One out of every 8 women will develop breast cancer during their lifetime, and breast cancer accounts for 27% of all new cancers diagnosed in women.  Therefore, this is a very important topic for every woman to be aware of.  Screening for breast cancer traditionally involves 3 components: self breast exams and breast awareness, clinical breast exams, and mammogram imaging.  When to initiate these types of screening exams is something that should be discussed with your doctor.  It is important for women to be aware of their family histories of breast cancer. It is helpful if you can notify your doctor of each person affected in your family, and the age at which they were diagnosed.  In general, breast self-awareness is recommended for women of all ages, clinical examinations can begin at age 20 and take place every 1-3 years, and mammogram screening should begin at age 40 and take place annually.

What is breast self-awareness?  This is defined as a woman’s awareness of the normal appearance and feel of her breast.  Greater than 70% of cancers diagnosed in women under the age of 50 are detected by women themselves. This is true for approximately 50% of women over the age of 50.  Women should be aware of their own breast and monitor them regularly for changes. This does not necessarily mean that a systematic examination should be performed, but does mean that when daily observation and monitoring reveals a change they should notify their physician even if they have had a recent clinical exam or mammogram that was normal. 8-17% of breast cancers will be missed by mammogram.

When practicing breast self-awareness you should notify your physician if you notice changes in the appearance of your breast. Changes of the shape or size, particularly if only present in one breast, are important as are changes in skin texture, streaking or dimpling on the skin. Changes in the nipples, if they become inverted or if they begin leaking, especially if the fluid is not clear or white, is also important.  If bloody discharge is noted from the nipples your physician should be notified immediately.  Then of course any lump or mass that is identified should undergo further evaluation.

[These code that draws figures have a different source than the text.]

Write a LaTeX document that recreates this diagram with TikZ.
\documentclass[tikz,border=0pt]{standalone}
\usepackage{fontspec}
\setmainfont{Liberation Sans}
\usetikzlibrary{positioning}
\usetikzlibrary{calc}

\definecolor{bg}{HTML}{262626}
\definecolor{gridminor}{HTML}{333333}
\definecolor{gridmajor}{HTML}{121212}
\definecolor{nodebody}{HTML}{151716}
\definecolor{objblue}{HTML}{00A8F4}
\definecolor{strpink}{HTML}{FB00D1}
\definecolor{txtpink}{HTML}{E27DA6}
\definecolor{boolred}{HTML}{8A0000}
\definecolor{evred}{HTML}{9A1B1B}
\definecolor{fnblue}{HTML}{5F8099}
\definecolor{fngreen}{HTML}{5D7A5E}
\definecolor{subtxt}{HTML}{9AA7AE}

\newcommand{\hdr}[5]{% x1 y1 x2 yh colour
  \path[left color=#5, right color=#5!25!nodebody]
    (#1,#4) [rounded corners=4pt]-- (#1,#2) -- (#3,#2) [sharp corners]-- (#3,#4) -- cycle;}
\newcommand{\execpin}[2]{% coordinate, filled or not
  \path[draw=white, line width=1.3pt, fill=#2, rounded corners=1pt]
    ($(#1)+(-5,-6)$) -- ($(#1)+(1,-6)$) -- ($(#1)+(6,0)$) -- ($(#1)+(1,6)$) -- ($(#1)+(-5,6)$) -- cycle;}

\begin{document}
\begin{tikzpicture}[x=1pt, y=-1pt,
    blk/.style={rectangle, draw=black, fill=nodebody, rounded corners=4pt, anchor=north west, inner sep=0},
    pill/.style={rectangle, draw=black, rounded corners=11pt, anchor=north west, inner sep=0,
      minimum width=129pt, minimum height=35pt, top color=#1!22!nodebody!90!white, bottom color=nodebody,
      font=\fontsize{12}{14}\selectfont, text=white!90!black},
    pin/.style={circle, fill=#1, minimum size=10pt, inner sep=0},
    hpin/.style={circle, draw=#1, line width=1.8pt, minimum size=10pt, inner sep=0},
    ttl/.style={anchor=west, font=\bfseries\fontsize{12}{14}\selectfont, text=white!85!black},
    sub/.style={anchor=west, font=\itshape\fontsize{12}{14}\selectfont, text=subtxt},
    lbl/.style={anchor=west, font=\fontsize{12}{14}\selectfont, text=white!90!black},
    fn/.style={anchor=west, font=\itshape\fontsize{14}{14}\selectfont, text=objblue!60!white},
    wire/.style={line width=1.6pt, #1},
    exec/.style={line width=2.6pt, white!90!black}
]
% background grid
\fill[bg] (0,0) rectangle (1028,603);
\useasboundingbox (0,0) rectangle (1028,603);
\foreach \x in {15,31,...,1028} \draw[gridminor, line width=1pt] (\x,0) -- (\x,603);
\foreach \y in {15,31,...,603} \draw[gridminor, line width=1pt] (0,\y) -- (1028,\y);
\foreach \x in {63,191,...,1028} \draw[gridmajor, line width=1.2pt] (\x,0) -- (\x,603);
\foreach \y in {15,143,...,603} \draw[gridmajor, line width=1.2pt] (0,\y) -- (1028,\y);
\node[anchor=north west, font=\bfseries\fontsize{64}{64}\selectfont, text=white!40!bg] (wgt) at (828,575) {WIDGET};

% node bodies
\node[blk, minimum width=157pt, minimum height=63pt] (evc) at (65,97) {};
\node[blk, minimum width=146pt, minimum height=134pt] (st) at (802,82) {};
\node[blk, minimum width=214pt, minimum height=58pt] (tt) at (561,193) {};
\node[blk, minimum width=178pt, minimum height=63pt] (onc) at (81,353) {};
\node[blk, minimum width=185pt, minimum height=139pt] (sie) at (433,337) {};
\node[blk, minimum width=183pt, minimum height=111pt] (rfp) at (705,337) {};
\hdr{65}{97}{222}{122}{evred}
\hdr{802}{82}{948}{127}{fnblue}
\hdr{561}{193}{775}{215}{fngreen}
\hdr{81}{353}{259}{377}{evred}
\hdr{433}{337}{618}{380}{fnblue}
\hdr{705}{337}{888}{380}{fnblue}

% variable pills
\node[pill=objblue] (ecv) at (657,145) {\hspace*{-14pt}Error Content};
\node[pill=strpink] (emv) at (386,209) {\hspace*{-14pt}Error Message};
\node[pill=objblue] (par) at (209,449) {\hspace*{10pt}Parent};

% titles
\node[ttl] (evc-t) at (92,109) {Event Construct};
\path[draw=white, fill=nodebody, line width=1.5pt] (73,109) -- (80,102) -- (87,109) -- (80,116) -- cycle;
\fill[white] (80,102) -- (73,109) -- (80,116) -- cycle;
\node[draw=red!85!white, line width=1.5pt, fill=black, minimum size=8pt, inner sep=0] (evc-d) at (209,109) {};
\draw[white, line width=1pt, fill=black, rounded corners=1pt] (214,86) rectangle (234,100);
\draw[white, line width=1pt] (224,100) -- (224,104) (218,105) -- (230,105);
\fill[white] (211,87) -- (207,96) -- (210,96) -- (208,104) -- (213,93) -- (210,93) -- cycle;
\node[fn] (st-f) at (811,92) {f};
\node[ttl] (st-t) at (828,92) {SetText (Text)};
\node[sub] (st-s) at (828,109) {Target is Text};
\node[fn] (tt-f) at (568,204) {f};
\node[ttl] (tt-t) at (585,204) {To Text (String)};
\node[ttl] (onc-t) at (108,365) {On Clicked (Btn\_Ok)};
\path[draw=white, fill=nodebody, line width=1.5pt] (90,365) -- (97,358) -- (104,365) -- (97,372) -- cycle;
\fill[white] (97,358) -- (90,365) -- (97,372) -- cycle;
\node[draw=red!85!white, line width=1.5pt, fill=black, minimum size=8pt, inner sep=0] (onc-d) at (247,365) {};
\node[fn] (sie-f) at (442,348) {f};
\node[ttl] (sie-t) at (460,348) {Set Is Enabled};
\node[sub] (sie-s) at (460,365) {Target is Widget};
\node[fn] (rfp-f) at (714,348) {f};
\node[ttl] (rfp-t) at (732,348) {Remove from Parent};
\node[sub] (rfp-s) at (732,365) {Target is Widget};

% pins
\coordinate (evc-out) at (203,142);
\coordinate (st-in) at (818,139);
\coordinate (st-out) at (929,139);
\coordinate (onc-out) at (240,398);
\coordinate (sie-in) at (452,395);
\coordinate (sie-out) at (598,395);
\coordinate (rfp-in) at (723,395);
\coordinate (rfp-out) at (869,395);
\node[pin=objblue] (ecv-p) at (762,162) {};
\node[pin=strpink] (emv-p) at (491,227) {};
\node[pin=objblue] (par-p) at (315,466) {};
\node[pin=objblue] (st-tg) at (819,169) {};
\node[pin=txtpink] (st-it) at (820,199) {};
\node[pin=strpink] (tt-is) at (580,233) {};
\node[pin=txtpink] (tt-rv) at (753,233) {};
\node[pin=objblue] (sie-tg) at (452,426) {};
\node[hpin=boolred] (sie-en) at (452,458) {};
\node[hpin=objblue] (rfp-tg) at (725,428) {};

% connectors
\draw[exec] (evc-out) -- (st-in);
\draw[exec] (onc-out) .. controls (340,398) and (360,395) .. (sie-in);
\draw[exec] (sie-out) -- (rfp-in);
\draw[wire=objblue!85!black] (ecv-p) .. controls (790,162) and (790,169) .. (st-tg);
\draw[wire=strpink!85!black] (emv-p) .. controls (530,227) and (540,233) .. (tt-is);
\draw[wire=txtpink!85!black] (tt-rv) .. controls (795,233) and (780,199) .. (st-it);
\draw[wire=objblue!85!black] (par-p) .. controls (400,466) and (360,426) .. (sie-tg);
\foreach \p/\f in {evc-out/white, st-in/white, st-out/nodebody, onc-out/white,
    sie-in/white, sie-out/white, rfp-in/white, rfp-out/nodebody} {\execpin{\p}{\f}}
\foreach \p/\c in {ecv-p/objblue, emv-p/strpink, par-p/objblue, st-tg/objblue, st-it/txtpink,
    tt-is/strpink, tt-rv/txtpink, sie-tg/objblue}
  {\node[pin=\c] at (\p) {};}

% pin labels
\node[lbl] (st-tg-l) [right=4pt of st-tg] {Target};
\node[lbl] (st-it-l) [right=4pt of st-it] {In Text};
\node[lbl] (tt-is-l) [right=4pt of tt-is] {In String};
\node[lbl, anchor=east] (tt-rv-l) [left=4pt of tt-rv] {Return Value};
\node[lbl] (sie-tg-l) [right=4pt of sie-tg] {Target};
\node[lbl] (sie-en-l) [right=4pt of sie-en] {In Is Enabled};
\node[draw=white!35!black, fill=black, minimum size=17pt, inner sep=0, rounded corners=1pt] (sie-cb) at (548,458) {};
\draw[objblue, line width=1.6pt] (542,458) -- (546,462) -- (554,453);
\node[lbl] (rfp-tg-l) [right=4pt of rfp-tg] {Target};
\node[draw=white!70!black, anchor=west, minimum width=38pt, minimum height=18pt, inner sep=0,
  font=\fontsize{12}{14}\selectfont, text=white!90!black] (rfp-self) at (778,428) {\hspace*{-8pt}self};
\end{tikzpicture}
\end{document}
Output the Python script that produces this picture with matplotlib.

Not every finding in breast will be cancer. There are several benign breast diseases commonly encountered in young women. These include fibrocystic breast changes, breast cysts, fibroadenomas, and mastitis.  Fibrocystic breast are diagnosed when the breasts feel swollen and lumpy. They are typically tender. There is no specific treatment for this condition, but a well-fitting bra, over the counter medications such as ibuprofen, and application of heat or ice can improve symptoms.  Breast cysts are small fluid filled sacs that can be present in a variety of sizes. Some feel soft and springy, others are more firm.  They are typically tender and may become more so around the time of your menses. Like fibrocystic breast, this is more common in women less than 50, but may be present following menopause in women on hormone therapy. When cysts become large or painful they may be drained by your physician, or can be surgically removed.  Fibroadenomas are breast masses that are solid.  They can be present in both breasts, and are not typically painful. They have a smooth and well defined shape. They do not require treatment but can be surgically removed. Lastly, mastitis is an infection in the breast most commonly caused by clogged milk ducts in women who are breast feeding. This is commonly treated with antibiotics.

In conclusion, breast cancer is a prevalent disease in women that is better treated when identified early. Self breast awareness, clinical examinations and mammograms are used to screen for this disease and are an important component of each woman’s health maintenance.  Not all breast findings are related to cancer, and there are a variety of benign conditions that can be identified in the breast. Nevertheless, all findings should be reported to your doctor to be appropriately evaluated and monitored when necessary.